▶ **What to do**
Skip all pictures, then print the remaining material exactly.

▶ **Data block**
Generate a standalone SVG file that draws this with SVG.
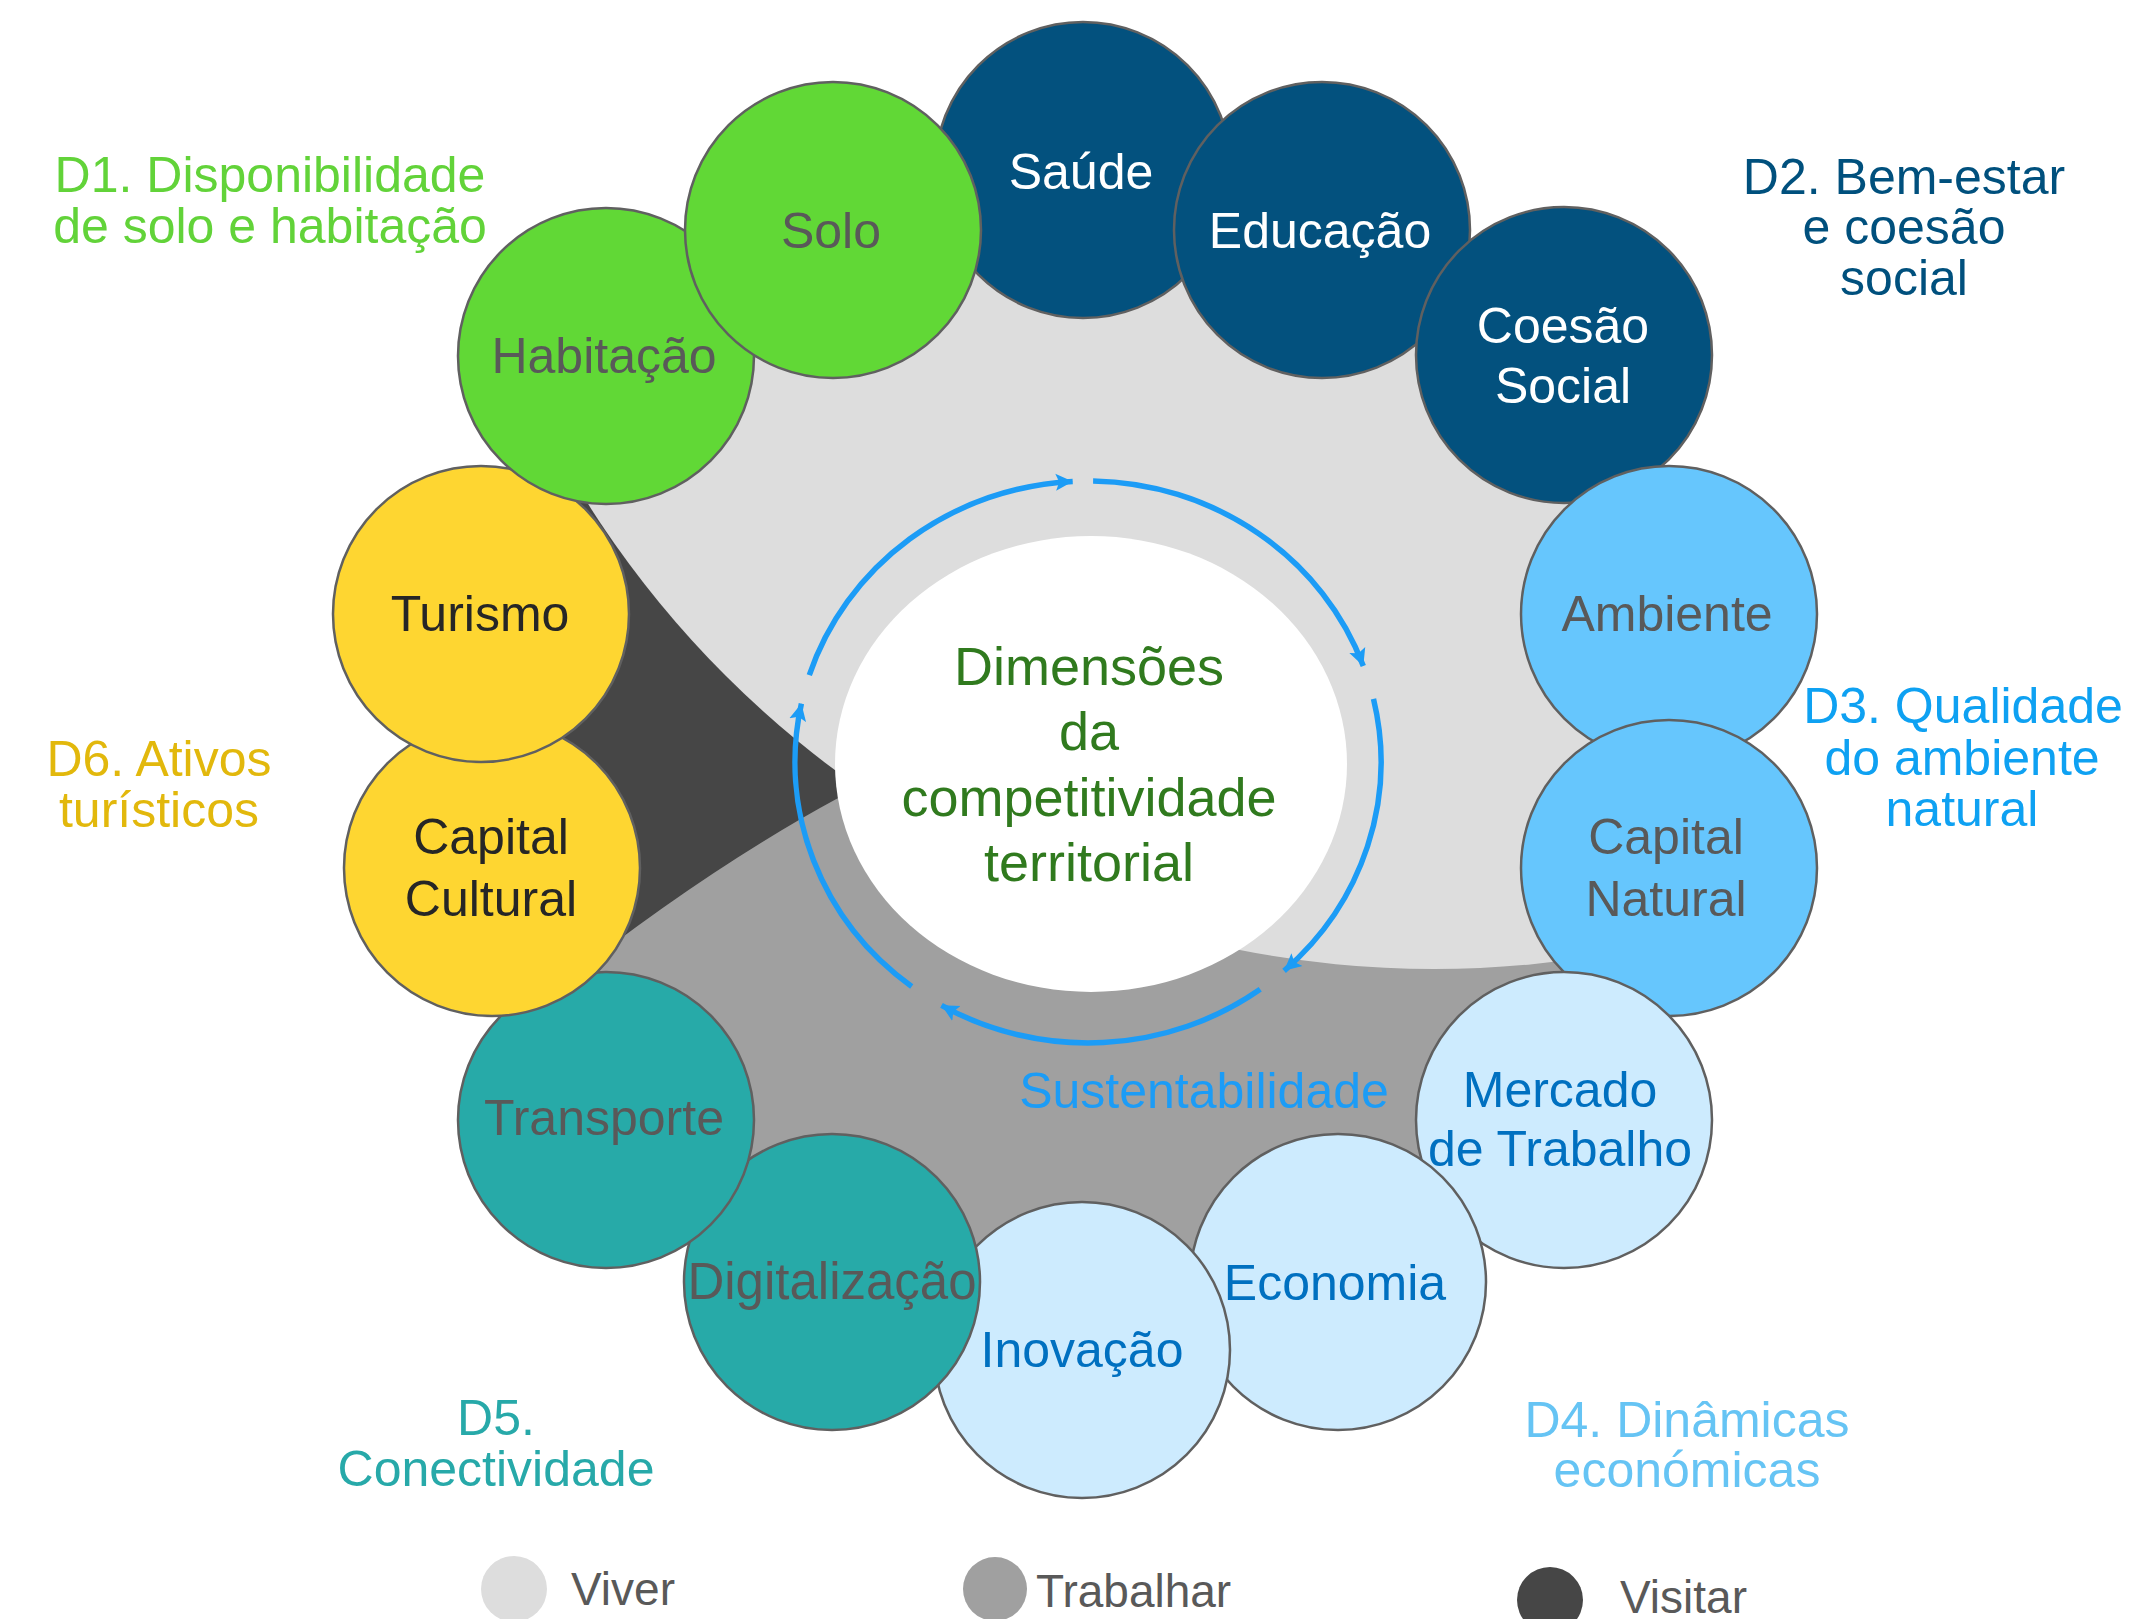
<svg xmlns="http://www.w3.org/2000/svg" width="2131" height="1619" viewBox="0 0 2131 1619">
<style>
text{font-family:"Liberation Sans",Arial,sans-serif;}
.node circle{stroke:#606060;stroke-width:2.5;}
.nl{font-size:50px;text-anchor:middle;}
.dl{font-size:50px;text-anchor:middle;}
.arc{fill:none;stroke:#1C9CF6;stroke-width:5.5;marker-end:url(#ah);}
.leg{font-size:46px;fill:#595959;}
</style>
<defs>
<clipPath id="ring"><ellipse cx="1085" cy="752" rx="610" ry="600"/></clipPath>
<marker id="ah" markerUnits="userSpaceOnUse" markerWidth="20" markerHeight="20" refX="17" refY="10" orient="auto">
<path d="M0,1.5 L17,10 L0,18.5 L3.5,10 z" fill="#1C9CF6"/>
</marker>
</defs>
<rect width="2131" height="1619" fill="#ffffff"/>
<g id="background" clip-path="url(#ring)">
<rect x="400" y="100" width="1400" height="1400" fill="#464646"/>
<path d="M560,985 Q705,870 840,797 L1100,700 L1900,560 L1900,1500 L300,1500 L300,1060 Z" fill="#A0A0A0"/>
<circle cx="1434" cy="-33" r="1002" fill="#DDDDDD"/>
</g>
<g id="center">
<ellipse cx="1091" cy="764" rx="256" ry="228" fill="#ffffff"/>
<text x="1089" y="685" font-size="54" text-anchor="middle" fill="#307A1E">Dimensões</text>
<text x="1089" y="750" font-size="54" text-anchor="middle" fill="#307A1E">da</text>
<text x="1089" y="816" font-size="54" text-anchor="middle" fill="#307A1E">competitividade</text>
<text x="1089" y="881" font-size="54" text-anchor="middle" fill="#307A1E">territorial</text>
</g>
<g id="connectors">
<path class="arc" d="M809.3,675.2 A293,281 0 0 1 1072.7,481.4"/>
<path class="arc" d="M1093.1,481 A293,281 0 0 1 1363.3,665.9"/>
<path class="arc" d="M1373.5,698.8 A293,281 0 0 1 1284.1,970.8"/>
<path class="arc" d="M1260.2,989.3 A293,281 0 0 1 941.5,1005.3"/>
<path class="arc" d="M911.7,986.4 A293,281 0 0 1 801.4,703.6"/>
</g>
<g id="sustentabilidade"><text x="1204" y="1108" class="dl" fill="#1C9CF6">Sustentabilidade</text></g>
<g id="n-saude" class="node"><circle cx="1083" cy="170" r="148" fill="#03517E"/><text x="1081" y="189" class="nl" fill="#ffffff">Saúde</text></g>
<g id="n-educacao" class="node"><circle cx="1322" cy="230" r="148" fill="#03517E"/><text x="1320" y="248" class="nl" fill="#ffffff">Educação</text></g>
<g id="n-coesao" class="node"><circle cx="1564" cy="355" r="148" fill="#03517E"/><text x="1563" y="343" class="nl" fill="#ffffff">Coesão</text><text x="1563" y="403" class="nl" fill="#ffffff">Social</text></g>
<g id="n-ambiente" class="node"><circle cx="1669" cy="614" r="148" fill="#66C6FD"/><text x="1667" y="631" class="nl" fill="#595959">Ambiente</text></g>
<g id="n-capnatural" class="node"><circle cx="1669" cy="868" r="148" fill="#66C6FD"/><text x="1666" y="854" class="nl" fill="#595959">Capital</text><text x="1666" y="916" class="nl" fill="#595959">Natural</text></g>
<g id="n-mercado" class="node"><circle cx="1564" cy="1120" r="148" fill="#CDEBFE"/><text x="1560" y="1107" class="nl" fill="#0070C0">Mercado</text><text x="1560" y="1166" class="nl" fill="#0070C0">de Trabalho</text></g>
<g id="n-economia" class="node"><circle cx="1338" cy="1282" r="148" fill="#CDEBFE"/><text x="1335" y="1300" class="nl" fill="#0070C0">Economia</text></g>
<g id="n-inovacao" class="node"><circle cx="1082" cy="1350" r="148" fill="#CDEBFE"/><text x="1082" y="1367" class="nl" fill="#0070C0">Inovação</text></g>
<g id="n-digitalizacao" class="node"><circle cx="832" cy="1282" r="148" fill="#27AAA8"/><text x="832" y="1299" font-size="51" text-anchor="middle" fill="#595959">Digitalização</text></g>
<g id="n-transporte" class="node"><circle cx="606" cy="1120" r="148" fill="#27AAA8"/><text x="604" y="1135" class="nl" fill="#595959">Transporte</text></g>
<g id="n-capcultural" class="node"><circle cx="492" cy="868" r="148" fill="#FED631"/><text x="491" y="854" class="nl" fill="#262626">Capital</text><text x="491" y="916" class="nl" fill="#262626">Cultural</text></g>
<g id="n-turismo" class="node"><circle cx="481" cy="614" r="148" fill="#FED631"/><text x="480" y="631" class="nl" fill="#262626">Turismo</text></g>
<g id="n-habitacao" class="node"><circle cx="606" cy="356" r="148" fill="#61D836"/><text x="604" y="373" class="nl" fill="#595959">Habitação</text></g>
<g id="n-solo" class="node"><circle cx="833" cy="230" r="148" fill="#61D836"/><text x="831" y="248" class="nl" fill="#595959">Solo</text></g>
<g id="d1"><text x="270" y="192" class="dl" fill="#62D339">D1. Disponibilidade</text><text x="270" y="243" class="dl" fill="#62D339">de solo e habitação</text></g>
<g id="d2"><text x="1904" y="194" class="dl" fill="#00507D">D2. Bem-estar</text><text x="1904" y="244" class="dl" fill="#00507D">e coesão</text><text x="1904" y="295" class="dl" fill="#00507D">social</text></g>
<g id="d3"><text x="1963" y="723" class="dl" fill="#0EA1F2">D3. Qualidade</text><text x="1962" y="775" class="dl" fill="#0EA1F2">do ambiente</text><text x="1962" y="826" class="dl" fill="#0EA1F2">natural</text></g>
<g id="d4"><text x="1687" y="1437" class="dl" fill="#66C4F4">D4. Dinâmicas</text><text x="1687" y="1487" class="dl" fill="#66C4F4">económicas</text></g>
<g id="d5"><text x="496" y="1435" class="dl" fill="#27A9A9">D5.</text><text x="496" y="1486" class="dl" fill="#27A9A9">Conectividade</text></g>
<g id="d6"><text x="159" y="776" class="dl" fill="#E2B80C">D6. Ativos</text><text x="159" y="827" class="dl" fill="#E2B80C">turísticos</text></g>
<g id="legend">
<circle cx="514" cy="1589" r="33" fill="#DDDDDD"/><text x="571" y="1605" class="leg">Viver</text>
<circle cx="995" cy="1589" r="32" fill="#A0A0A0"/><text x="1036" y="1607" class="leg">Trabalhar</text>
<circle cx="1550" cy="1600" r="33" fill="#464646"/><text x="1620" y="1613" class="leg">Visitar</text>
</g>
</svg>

▶ **Output below**
Generate a standalone SVG file that draws this with SVG.
<svg xmlns="http://www.w3.org/2000/svg" width="2131" height="1619" viewBox="0 0 2131 1619">
<style>
text{font-family:"Liberation Sans",Arial,sans-serif;}
.node circle{stroke:#606060;stroke-width:2.5;}
.nl{font-size:50px;text-anchor:middle;}
.dl{font-size:50px;text-anchor:middle;}
.arc{fill:none;stroke:#1C9CF6;stroke-width:5.5;marker-end:url(#ah);}
.leg{font-size:46px;fill:#595959;}
</style>
<defs>
<clipPath id="ring"><ellipse cx="1085" cy="752" rx="610" ry="600"/></clipPath>
<marker id="ah" markerUnits="userSpaceOnUse" markerWidth="20" markerHeight="20" refX="17" refY="10" orient="auto">
<path d="M0,1.5 L17,10 L0,18.5 L3.5,10 z" fill="#1C9CF6"/>
</marker>
</defs>
<rect width="2131" height="1619" fill="#ffffff"/>
<g id="background" clip-path="url(#ring)">
<rect x="400" y="100" width="1400" height="1400" fill="#464646"/>
<path d="M560,985 Q705,870 840,797 L1100,700 L1900,560 L1900,1500 L300,1500 L300,1060 Z" fill="#A0A0A0"/>
<circle cx="1434" cy="-33" r="1002" fill="#DDDDDD"/>
</g>
<g id="center">
<ellipse cx="1091" cy="764" rx="256" ry="228" fill="#ffffff"/>
<text x="1089" y="685" font-size="54" text-anchor="middle" fill="#307A1E">Dimensões</text>
<text x="1089" y="750" font-size="54" text-anchor="middle" fill="#307A1E">da</text>
<text x="1089" y="816" font-size="54" text-anchor="middle" fill="#307A1E">competitividade</text>
<text x="1089" y="881" font-size="54" text-anchor="middle" fill="#307A1E">territorial</text>
</g>
<g id="connectors">
<path class="arc" d="M809.3,675.2 A293,281 0 0 1 1072.7,481.4"/>
<path class="arc" d="M1093.1,481 A293,281 0 0 1 1363.3,665.9"/>
<path class="arc" d="M1373.5,698.8 A293,281 0 0 1 1284.1,970.8"/>
<path class="arc" d="M1260.2,989.3 A293,281 0 0 1 941.5,1005.3"/>
<path class="arc" d="M911.7,986.4 A293,281 0 0 1 801.4,703.6"/>
</g>
<g id="sustentabilidade"><text x="1204" y="1108" class="dl" fill="#1C9CF6">Sustentabilidade</text></g>
<g id="n-saude" class="node"><circle cx="1083" cy="170" r="148" fill="#03517E"/><text x="1081" y="189" class="nl" fill="#ffffff">Saúde</text></g>
<g id="n-educacao" class="node"><circle cx="1322" cy="230" r="148" fill="#03517E"/><text x="1320" y="248" class="nl" fill="#ffffff">Educação</text></g>
<g id="n-coesao" class="node"><circle cx="1564" cy="355" r="148" fill="#03517E"/><text x="1563" y="343" class="nl" fill="#ffffff">Coesão</text><text x="1563" y="403" class="nl" fill="#ffffff">Social</text></g>
<g id="n-ambiente" class="node"><circle cx="1669" cy="614" r="148" fill="#66C6FD"/><text x="1667" y="631" class="nl" fill="#595959">Ambiente</text></g>
<g id="n-capnatural" class="node"><circle cx="1669" cy="868" r="148" fill="#66C6FD"/><text x="1666" y="854" class="nl" fill="#595959">Capital</text><text x="1666" y="916" class="nl" fill="#595959">Natural</text></g>
<g id="n-mercado" class="node"><circle cx="1564" cy="1120" r="148" fill="#CDEBFE"/><text x="1560" y="1107" class="nl" fill="#0070C0">Mercado</text><text x="1560" y="1166" class="nl" fill="#0070C0">de Trabalho</text></g>
<g id="n-economia" class="node"><circle cx="1338" cy="1282" r="148" fill="#CDEBFE"/><text x="1335" y="1300" class="nl" fill="#0070C0">Economia</text></g>
<g id="n-inovacao" class="node"><circle cx="1082" cy="1350" r="148" fill="#CDEBFE"/><text x="1082" y="1367" class="nl" fill="#0070C0">Inovação</text></g>
<g id="n-digitalizacao" class="node"><circle cx="832" cy="1282" r="148" fill="#27AAA8"/><text x="832" y="1299" font-size="51" text-anchor="middle" fill="#595959">Digitalização</text></g>
<g id="n-transporte" class="node"><circle cx="606" cy="1120" r="148" fill="#27AAA8"/><text x="604" y="1135" class="nl" fill="#595959">Transporte</text></g>
<g id="n-capcultural" class="node"><circle cx="492" cy="868" r="148" fill="#FED631"/><text x="491" y="854" class="nl" fill="#262626">Capital</text><text x="491" y="916" class="nl" fill="#262626">Cultural</text></g>
<g id="n-turismo" class="node"><circle cx="481" cy="614" r="148" fill="#FED631"/><text x="480" y="631" class="nl" fill="#262626">Turismo</text></g>
<g id="n-habitacao" class="node"><circle cx="606" cy="356" r="148" fill="#61D836"/><text x="604" y="373" class="nl" fill="#595959">Habitação</text></g>
<g id="n-solo" class="node"><circle cx="833" cy="230" r="148" fill="#61D836"/><text x="831" y="248" class="nl" fill="#595959">Solo</text></g>
<g id="d1"><text x="270" y="192" class="dl" fill="#62D339">D1. Disponibilidade</text><text x="270" y="243" class="dl" fill="#62D339">de solo e habitação</text></g>
<g id="d2"><text x="1904" y="194" class="dl" fill="#00507D">D2. Bem-estar</text><text x="1904" y="244" class="dl" fill="#00507D">e coesão</text><text x="1904" y="295" class="dl" fill="#00507D">social</text></g>
<g id="d3"><text x="1963" y="723" class="dl" fill="#0EA1F2">D3. Qualidade</text><text x="1962" y="775" class="dl" fill="#0EA1F2">do ambiente</text><text x="1962" y="826" class="dl" fill="#0EA1F2">natural</text></g>
<g id="d4"><text x="1687" y="1437" class="dl" fill="#66C4F4">D4. Dinâmicas</text><text x="1687" y="1487" class="dl" fill="#66C4F4">económicas</text></g>
<g id="d5"><text x="496" y="1435" class="dl" fill="#27A9A9">D5.</text><text x="496" y="1486" class="dl" fill="#27A9A9">Conectividade</text></g>
<g id="d6"><text x="159" y="776" class="dl" fill="#E2B80C">D6. Ativos</text><text x="159" y="827" class="dl" fill="#E2B80C">turísticos</text></g>
<g id="legend">
<circle cx="514" cy="1589" r="33" fill="#DDDDDD"/><text x="571" y="1605" class="leg">Viver</text>
<circle cx="995" cy="1589" r="32" fill="#A0A0A0"/><text x="1036" y="1607" class="leg">Trabalhar</text>
<circle cx="1550" cy="1600" r="33" fill="#464646"/><text x="1620" y="1613" class="leg">Visitar</text>
</g>
</svg>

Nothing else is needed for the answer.